The Lakers remain a mess, but at least coach Luke Walton’s job is safe.
Despite the Lakers starting off like one of the Western Conference’s worst teams (4-6 record), Lakers president Magic Johnson put out the speculation fire regarding Walton’s job safety: Walton’s job is not in jeopardy, despite him being reprimanded earlier this season by Johnson after the team’s miserable start.
“Yeah, we’re not going to fire him,” Johnson told ESPN on Sunday. “[The meeting last week with Walton] wasn’t even a meeting about that. We just have to be better, and that was it.”
Earlier Sunday, Johnson spoke to the Los Angeles Times, also squashing the rumors around Walton’s job security.
“He’s going to finish the season,” Johnson said. “Unless something drastic happens, which it won’t.”

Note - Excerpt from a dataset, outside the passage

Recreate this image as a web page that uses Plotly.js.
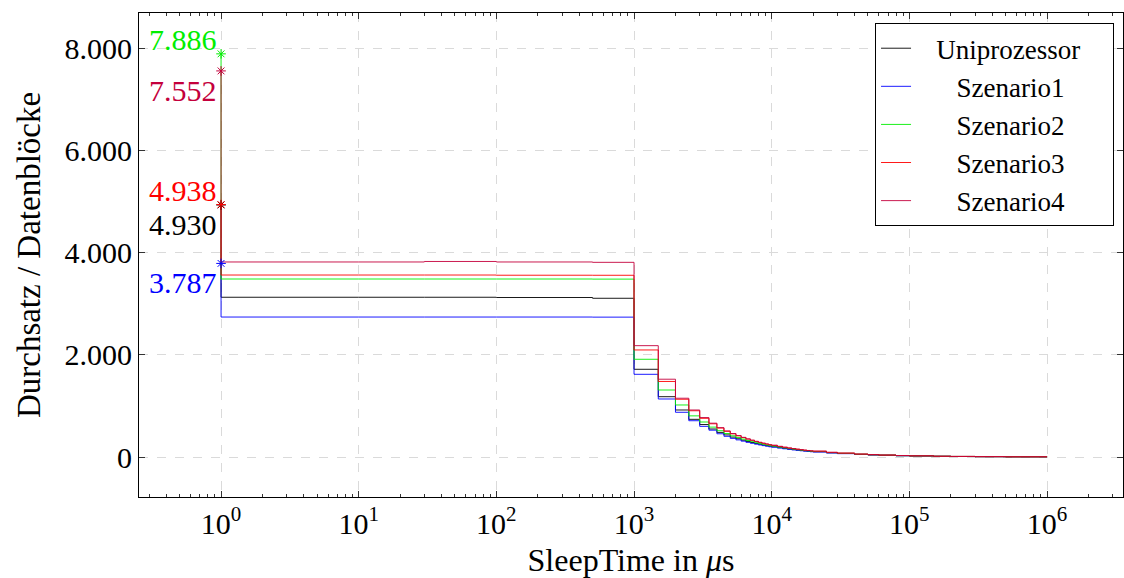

Johnson’s comforting words came before the latest Lakers beatdown, in which they put up one of their worst first-quarter performances in franchise history. They failed to break 20 points and were outscored by more than 24 points, the first time in the modern shot-clock era, according to ESPN. The Lakers lost, 121-107.
That setback likely won’t sit well with Johnson, nor will it calm down professional cheerleader LaVar Ball, who questioned Walton’s coaching ability by criticizing his handling of his son, Lonzo, and LeBron James.
“They’re starting off a little ragged because, if you have a guy that’s your second pick and you have the best player in the world, don’t take them out of the game, leave them in the game and rotate three other guys around them,” Ball said Friday.
On Tuesday, Johnson met with Walton after the Lakers’ horrid 2-5 start, which not many envisioned after the Lakers inked James in the summer. According to the report, the meeting between the pair was about Walton’s future and the “intense and immediate pressure” on him to get wins right now.
James called the meeting no big deal on Saturday. Johnson backed that saying the meeting was positive, but it was about team performance rather than Walton’s future.
“We’re last in defense. We got to get better,” he said.
In Walton’s defense, he’s working with an entirely different roster than the last two seasons. He hasn’t had all his pieces either, especially after the Lakers-Rockets brawl that left two starters suspended (Brandon Ingram and Rajon Rondo).
“My job is hard, but it is a lot of fun,” Walton said before Sunday’s loss. “I love my job. And nothing changed. It didn’t get any harder.”